Write HDL simulation tests

Add test cases to rfnoc_block_my_block_tb.sv. The testbench skeleton already instantiates the CHDR and ctrlport BFMs — add stimulus and checking.
5

Implement the C++ block controller

Fill in my_block_block_control.cpp: declare property_t<> members, implement register_property() + add_property_resolver() calls, expose a user-facing API, and add action handlers.
6

Add the block to an Image Builder YAML

Reference my_block.yml in an image configuration file and add the necessary connections. See the Image Builder page for details.
noc_blocks:
  my_block_0:
    block_desc: 'my_block.yml'
    parameters:
      NUM_CHANNELS: 2
7

Build, flash, and test

# Build the FPGA image
rfnoc_image_builder -y my_image.yml -F /path/to/fpga -t X310_HG -I .

# Flash to the USRP
uhd_image_loader --args="type=x300,addr=192.168.10.2" --fpga-path=my_image.bit

# Verify the block is discovered
uhd_usrp_probe --args="addr=192.168.10.2"
# Should print: RFNoC blocks: ... MyBlock#0 ...

Out-of-Tree Module Layout

When developing a block outside the main UHD repository, ModTool creates an out-of-tree (OOT) module directory structure.

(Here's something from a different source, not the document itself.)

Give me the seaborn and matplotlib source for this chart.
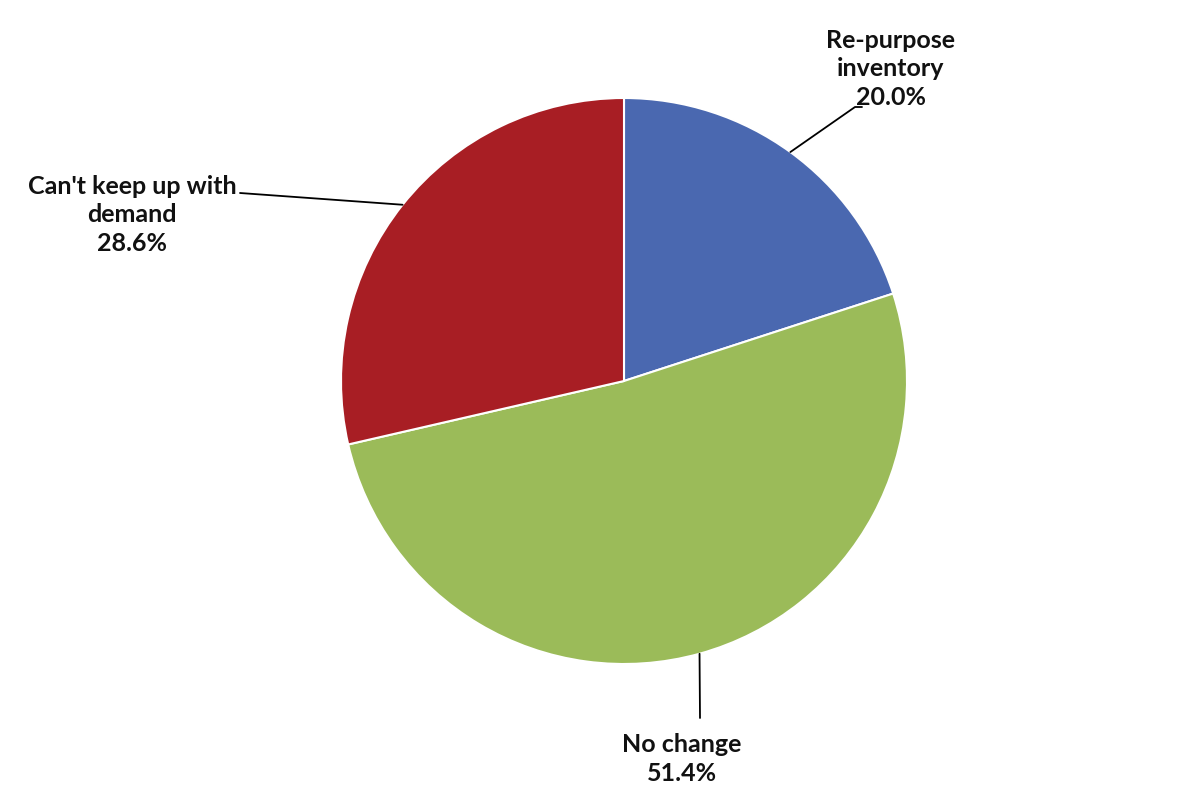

Pass this directory to Image Builder with -I so it can find your block descriptor and Makefile sources:
my_oot_module/
├── CMakeLists.txt
├── rfnoc/
│   └── blocks/
│       └── my_block.yml          # Block descriptor
├── rfnoc/testbenches/
│   └── rfnoc_block_my_block_tb/
│       └── rfnoc_block_my_block_tb.sv
├── fpga/
│   └── rfnoc_block_my_block/
│       ├── Makefile.srcs
│       ├── rfnoc_block_my_block.sv
│       └── noc_shell_my_block.sv
├── lib/
│   └── rfnoc/blocks/
│       └── my_block_block_control.cpp
├── include/
│   └── rfnoc/blocks/
│       └── my_block_block_control.hpp
└── grc/
    └── rfnoc_my_block.block.yml  # GRC binding
Add your OOT module’s lib directory to CMAKE_PREFIX_PATH when building UHD applications so that the my_block_block_control dynamic library is found and loaded automatically. Alternatively, set the UHD_MODULE_PATH environment variable to the directory containing the compiled .so file.